Takacs essentially offered me the same advice. Runners are all capable of being obnoxious about their hobby, but the more socially adept of them have learned to uncork the depths of their fitness geekery exclusively in the presence of others who are on the same page. If you find a robust running group chat or are involved with a local community of strivers, then you will have created a safe space to be “the most annoying version of yourself”—a sort of mindset, she added, that can absolutely help a new runner grind toward their aspirations.

Even so, Takacs told me, she has a number of friends who have either muted or politely unfollowed her Instagram page because, after absorbing hundreds and hundreds of running-flavored posts—replete with lengthy captions discussing glycogen storage and shin-splint rehabilitation—they have simply become, in her words, “tired of my bullshit.” Takacs completely understands where they’re coming from, but she hasn’t slowed down one bit.

“My advice would be to embrace the phase you’re in and don’t take anything personal,” she said. “If you want to train hard for something, your psyche is just as important as your physical health.”

I find Takacs’ conclusion strangely liberating. Maybe she’s right. Maybe I’m better off embracing my inner cringe during this intrepid cardio adventure. One of the first things you learn about running is that you can make progress only by surrendering to the pain.
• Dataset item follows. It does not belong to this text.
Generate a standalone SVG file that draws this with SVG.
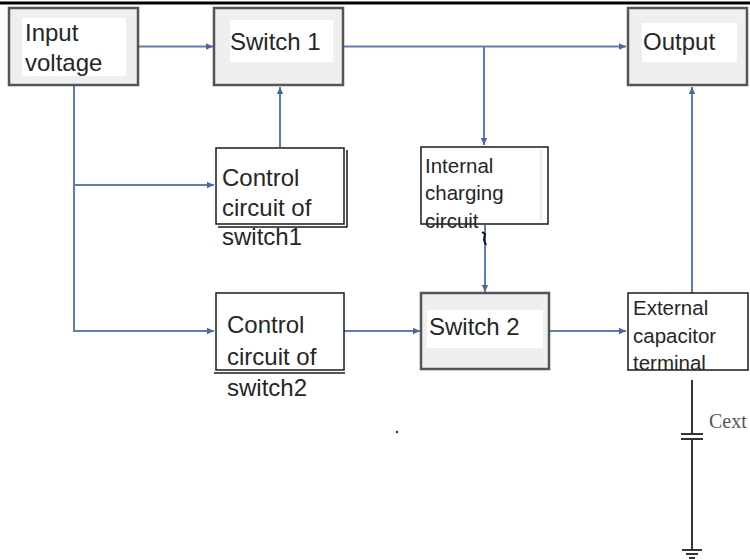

I like to think that the same is true of the way the hobby warps your mind. I’ll evolve into both my best and worst selves as I eye a half-marathon next summer, in the best physical shape of my life, while alienating all of my friends as I derail the conversation into the topic of “negative splits” for the umpteenth time at the bar. I’m becoming an Annoying Running Guy, and as much as it pains me to admit it, I’ve rarely been happier.